I've been fighting firmware fires (not real fires Keith) all day and my head hurts, so I'm not going to think though this.
But, maybe some of the aforementioned high speed comparators, surface mount, with a well laid out/shielded PCB *MIGHT* be in order.
Since the rep rate is low (1KHz mentioned by the OP) A PIC can certianly be used for the control of the circuit, but I's sure watch my grounding, etc.
Right now, I wouldn't even hazard a guess as to a suitable dialectric for the cap at this point.
Maybe a chat with an RF or microwave buddy for the front end of this critter might be in order. Maybe going as far as having him design the front end out of microwave capable chip transistors.
It would sure eat up that $1000.00 budget pretty quick though. Best of luck and keep us posted!
Cheers,
Rich S.
RE: Nanosecond pulse stretching
If you can use a series of pulses, you can reconstruct a pulse with a high speed sample and hold and vary the timing of each sample, (trigger on start of pulse, trigger + 10 pS, trigger + 20 pS, up to the width of your pulse...) digitize each sample fairly slowly (1 kHz rate), and analyze the results in software.
The timing circuit and sample and hold that are going to be operating at gigahertz frequencies are the difficult, expensive bits, and you don't want to cut corners there.
Another realtime approach is to have a small bank of comparators with various thresholds, each with an integrator to get a pulse width measurement.
Basically, you're making an AD converter with good amplitude accuracy but lousy resolution, and pretty good time resolution.
Develop some a priori information about the pulses, rent a high speed DSO for a month and make some measurements. Then you should be able to correlate the results from your ADC to some decent results.
RE: Nanosecond pulse stretching
You essentially need to do a bunch of analog domain work before hitting the digital realm.

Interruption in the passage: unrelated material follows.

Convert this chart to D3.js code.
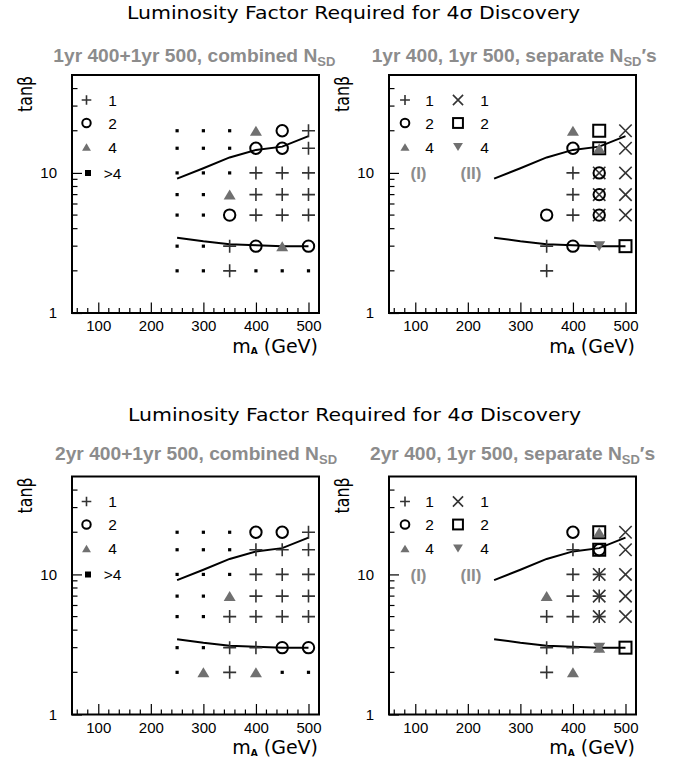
<!DOCTYPE html>
<html><head><meta charset="utf-8">
<script src="https://cdn.jsdelivr.net/npm/d3@7"></script>
<style>body{margin:0;background:#fff}</style>
</head><body>
<svg id="chart" width="681" height="762"></svg>
<script>
// Grid of (m_A, tanβ) points and the two contour curves
const massPoints = [250, 300, 350, 400, 450, 500];
const tanBetaRows = [20, 15, 10, 7, 5, 3, 2];
const upperContour = [9.1, 10.8, 12.9, 14.6, 15.4, 18.3];
const lowerContour = [3.45, 3.25, 3.1, 3.05, 3.0, 3.0];

// Luminosity factor per grid point: 1, 2, 4, 8 (= ">4"), 0 = nothing drawn
// rows follow tanBetaRows, columns follow massPoints
const combined1yr = [
  [8, 8, 8, 4, 2, 1],
  [8, 8, 8, 2, 2, 1],
  [8, 8, 8, 1, 1, 1],
  [8, 8, 4, 1, 1, 1],
  [8, 8, 2, 1, 1, 1],
  [8, 8, 1, 2, 4, 2],
  [8, 8, 1, 8, 8, 8]
];
const combined2yr = [
  [8, 8, 8, 2, 2, 1],
  [8, 8, 8, 1, 1, 1],
  [8, 8, 8, 1, 1, 1],
  [8, 8, 4, 1, 1, 1],
  [8, 8, 1, 1, 1, 1],
  [8, 8, 1, 1, 2, 2],
  [8, 4, 1, 4, 8, 8]
];
// separate N_SD's: (I) = 400 GeV running, (II) = 500 GeV running
const separate1yrI = [
  [0, 0, 0, 4, 0, 0],
  [0, 0, 0, 2, 4, 0],
  [0, 0, 0, 1, 2, 0],
  [0, 0, 0, 1, 2, 0],
  [0, 0, 2, 1, 2, 0],
  [0, 0, 1, 2, 0, 0],
  [0, 0, 1, 0, 0, 0]
];
const separate1yrII = [
  [0, 0, 0, 0, 2, 1],
  [0, 0, 0, 0, 2, 1],
  [0, 0, 0, 0, 1, 1],
  [0, 0, 0, 0, 1, 1],
  [0, 0, 0, 0, 1, 1],
  [0, 0, 0, 0, 4, 2],
  [0, 0, 0, 0, 0, 0]
];
const separate2yrI = [
  [0, 0, 0, 2, 4, 0],
  [0, 0, 0, 1, 2, 0],
  [0, 0, 0, 1, 1, 0],
  [0, 0, 4, 1, 1, 0],
  [0, 0, 1, 1, 1, 0],
  [0, 0, 1, 1, 4, 0],
  [0, 0, 1, 4, 0, 0]
];
const separate2yrII = [
  [0, 0, 0, 0, 2, 1],
  [0, 0, 0, 0, 2, 1],
  [0, 0, 0, 0, 1, 1],
  [0, 0, 0, 0, 1, 1],
  [0, 0, 0, 0, 1, 1],
  [0, 0, 0, 0, 4, 2],
  [0, 0, 0, 0, 0, 0]
];

const xTickValues = [100, 200, 300, 400, 500];
const yTickValues = [1, 10];
const yMinorValues = [2, 3, 4, 5, 6, 7, 8, 9, 20, 30, 40];
const combinedLegend = ["1", "2", "4", ">4"];
const separateLegend = ["1", "2", "4"];
const subtitles = [
  ["1yr 400+1yr 500, combined N", ""],
  ["1yr 400, 1yr 500, separate N", "\u2032s"],
  ["2yr 400+1yr 500, combined N", ""],
  ["2yr 400, 1yr 500, separate N", "\u2032s"]
];
const mainTitle = "Luminosity Factor Required for 4\u03c3 Discovery";

const svg = d3.select("#chart");
const FW = 247, FH = 238;
const x = d3.scaleLinear().domain([50, 520]).range([0, FW]);
const y = d3.scaleLog().domain([1, 50]).range([FH, 0]);

const GREY_TEXT = "#8c8c8c";
const TRI = "#707070";
const STROKE_THIN = "#333";

function marker(g, type, cx, cy, s) {
  if (type === "plus") {
    const h = 6.5 * s;
    g.append("path").attr("d", `M${cx - h},${cy}H${cx + h}M${cx},${cy - h}V${cy + h}`)
      .attr("stroke", STROKE_THIN).attr("stroke-width", 1.6).attr("fill", "none");
  } else if (type === "cross") {
    const h = 6.2 * s;
    g.append("path").attr("d", `M${cx - h},${cy - h}L${cx + h},${cy + h}M${cx + h},${cy - h}L${cx - h},${cy + h}`)
      .attr("stroke", STROKE_THIN).attr("stroke-width", 1.6).attr("fill", "none");
  } else if (type === "circle") {
    g.append("circle").attr("cx", cx).attr("cy", cy).attr("r", 5.7 * s)
      .attr("stroke", "#000").attr("stroke-width", 2).attr("fill", "none");
  } else if (type === "square") {
    const h = 6 * s;
    g.append("rect").attr("x", cx - h).attr("y", cy - h).attr("width", 2 * h).attr("height", 2 * h)
      .attr("stroke", "#000").attr("stroke-width", 2).attr("fill", "none");
  } else if (type === "tri") {
    const w = 6 * s, h = 5 * s;
    g.append("path").attr("d", `M${cx},${cy - h}L${cx + w},${cy + h}L${cx - w},${cy + h}Z`).attr("fill", TRI);
  } else if (type === "tridown") {
    const w = 6 * s, h = 5 * s;
    g.append("path").attr("d", `M${cx},${cy + h}L${cx + w},${cy - h}L${cx - w},${cy - h}Z`).attr("fill", TRI);
  } else if (type === "dot") {
    const d = 3.2 * s;
    g.append("rect").attr("x", cx - d / 2).attr("y", cy - d / 2).attr("width", d).attr("height", d).attr("fill", "#000");
  }
}

const combinedSymbol = {1: "plus", 2: "circle", 4: "tri", 8: "dot"};
const runISymbol = {1: "plus", 2: "circle", 4: "tri"};
const runIISymbol = {1: "cross", 2: "square", 4: "tridown"};

function drawGrid(g, grid, symbols) {
  grid.forEach((row, i) => row.forEach((v, j) => {
    if (v && symbols[v]) marker(g, symbols[v], x(massPoints[j]), y(tanBetaRows[i]), 1);
  }));
}

function drawPanel(left, top, sub, subX, subY, kind, gridA, gridB) {
  const g = svg.append("g").attr("transform", `translate(${left},${top})`);

  // subtitle
  const st = svg.append("text").attr("x", subX).attr("y", subY)
    .attr("font-family", "Liberation Sans, Arial, sans-serif").attr("font-weight", "bold")
    .attr("font-size", 19.2).attr("fill", GREY_TEXT);
  st.append("tspan").text(sub[0]);
  st.append("tspan").attr("font-size", 13).attr("dy", 4).text("SD");
  if (sub[1]) st.append("tspan").attr("dy", -4).text(sub[1]);

  // minor ticks
  const minorX = d3.range(60, 521, 20).filter(v => v % 100 !== 0);
  g.append("g").selectAll("line").data(minorX).join("line")
    .attr("x1", d => x(d)).attr("x2", d => x(d)).attr("y1", FH).attr("y2", FH - 5)
    .attr("stroke", "#000").attr("stroke-width", 1.2);
  g.append("g").selectAll("line").data(yMinorValues).join("line")
    .attr("y1", d => y(d)).attr("y2", d => y(d)).attr("x1", 0).attr("x2", 5.5)
    .attr("stroke", "#000").attr("stroke-width", 1.2);

  // major ticks and labels
  const ax = g.append("g").attr("transform", `translate(0,${FH})`)
    .call(d3.axisBottom(x).tickValues(xTickValues).tickSize(-10.5).tickPadding(7.5).tickFormat(d3.format("d")));
  const ay = g.append("g")
    .call(d3.axisLeft(y).tickValues(yTickValues).tickSize(-10).tickPadding(15).tickFormat(d3.format("d")));
  [ax, ay].forEach(a => {
    a.select(".domain").remove();
    a.attr("font-family", "Liberation Sans, Arial, sans-serif").attr("font-size", 15);
    a.selectAll("line").attr("stroke", "#000").attr("stroke-width", 1.2);
    a.selectAll("text").attr("fill", "#000");
  });

  // contour curves
  const line = d3.line().x((d, i) => x(massPoints[i])).y(d => y(d));
  [upperContour, lowerContour].forEach(c => g.append("path").attr("d", line(c))
    .attr("fill", "none").attr("stroke", "#000").attr("stroke-width", 2));

  // grid symbols
  if (kind === "combined") {
    drawGrid(g, gridA, combinedSymbol);
  } else {
    drawGrid(g, gridB, runIISymbol);
    drawGrid(g, gridA, runISymbol);
  }

  // legend
  const legY = [25, 48, 72, 98];
  const lf = "Liberation Sans, Arial, sans-serif";
  if (kind === "combined") {
    const syms = ["plus", "circle", "tri", "dot"];
    combinedLegend.forEach((lab, i) => {
      if (syms[i] === "dot") {
        g.append("rect").attr("x", 16 - 3).attr("y", legY[i] - 3).attr("width", 6).attr("height", 6).attr("fill", "#000");
      } else marker(g, syms[i], 14.5, legY[i], 0.74);
      g.append("text").attr("x", 40.5).attr("y", legY[i] + 5.5).attr("text-anchor", "middle")
        .attr("font-family", lf).attr("font-size", 15.5).text(lab);
    });
  } else {
    const symsI = ["plus", "circle", "tri"], symsII = ["cross", "square", "tridown"];
    separateLegend.forEach((lab, i) => {
      marker(g, symsI[i], 16, legY[i], 0.76);
      g.append("text").attr("x", 40.5).attr("y", legY[i] + 5.5).attr("text-anchor", "middle")
        .attr("font-family", lf).attr("font-size", 15.5).text(lab);
      marker(g, symsII[i], 69, legY[i], 0.82);
      g.append("text").attr("x", 95.5).attr("y", legY[i] + 5.5).attr("text-anchor", "middle")
        .attr("font-family", lf).attr("font-size", 15.5).text(lab);
    });
    [["(I)", 29.5], ["(II)", 82]].forEach(([t, px]) =>
      g.append("text").attr("x", px).attr("y", legY[3] + 6).attr("text-anchor", "middle")
        .attr("font-family", lf).attr("font-weight", "bold").attr("font-size", 17)
        .attr("fill", GREY_TEXT).text(t));
  }

  // frame
  g.append("rect").attr("width", FW).attr("height", FH)
    .attr("fill", "none").attr("stroke", "#000").attr("stroke-width", 2);

  // axis titles
  const xt = g.append("text").attr("x", FW - 1).attr("y", FH + 39.5).attr("text-anchor", "end")
    .attr("font-family", "DejaVu Sans, sans-serif").attr("font-size", 19);
  xt.append("tspan").text("m");
  xt.append("tspan").attr("font-size", 9).attr("font-weight", "bold").attr("dy", 1.5).text("A");
  xt.append("tspan").attr("dy", -1.5).text(" (GeV)");

  g.append("text").attr("transform", `translate(${-40.5},${19}) rotate(-90)`)
    .attr("text-anchor", "middle").attr("font-family", "DejaVu Sans, sans-serif")
    .attr("font-size", 19.5).attr("textLength", 36).attr("lengthAdjust", "spacingAndGlyphs")
    .text("tan\u03b2");
}

// titles
[[127, 18.5], [128, 420.7]].forEach(([tx, ty]) =>
  svg.append("text").attr("x", tx).attr("y", ty)
    .attr("font-family", "DejaVu Sans, sans-serif").attr("font-size", 17.5)
    .attr("textLength", 453).attr("lengthAdjust", "spacingAndGlyphs").text(mainTitle));

drawPanel(72, 75, subtitles[0], 53.3, 61.8, "combined", combined1yr);
drawPanel(389, 75, subtitles[1], 371.7, 61.8, "separate", separate1yrI, separate1yrII);
drawPanel(72, 476.5, subtitles[2], 55, 460.3, "combined", combined2yr);
drawPanel(389, 476.5, subtitles[3], 370, 460.3, "separate", separate2yrI, separate2yrII);
</script>
</body></html>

At these speeds you need excellent layout quality. I'm hard pressed to see you doing this for under $1k.
Keith Cress
kcress - http://www.flaminsystems.com
RE: Nanosecond pulse stretching
Just a thought.
Otherwise, to measure the pulse width and amplitude in a manner sufficient for a processor without extreme cost, you will need to convert it using an equivalent time detector method. Most TDR-type position and fluid level sensors use equivalent time detection means that take pico-second pulses and equivalent-time detect them over many samples such that the standard timer-counter input of a small micro can measure the time-converted pulse width. Tektronix does this with many of their super-fast scopes. The 11801 series could display 20 GHz signals, yet the equivalent-sample time base in the scope is 250 kHz (basically the 20 GHz signal is sampled over many repeated periods, and is reproduced exactly in shape as a 250 kHz waveform on the screen).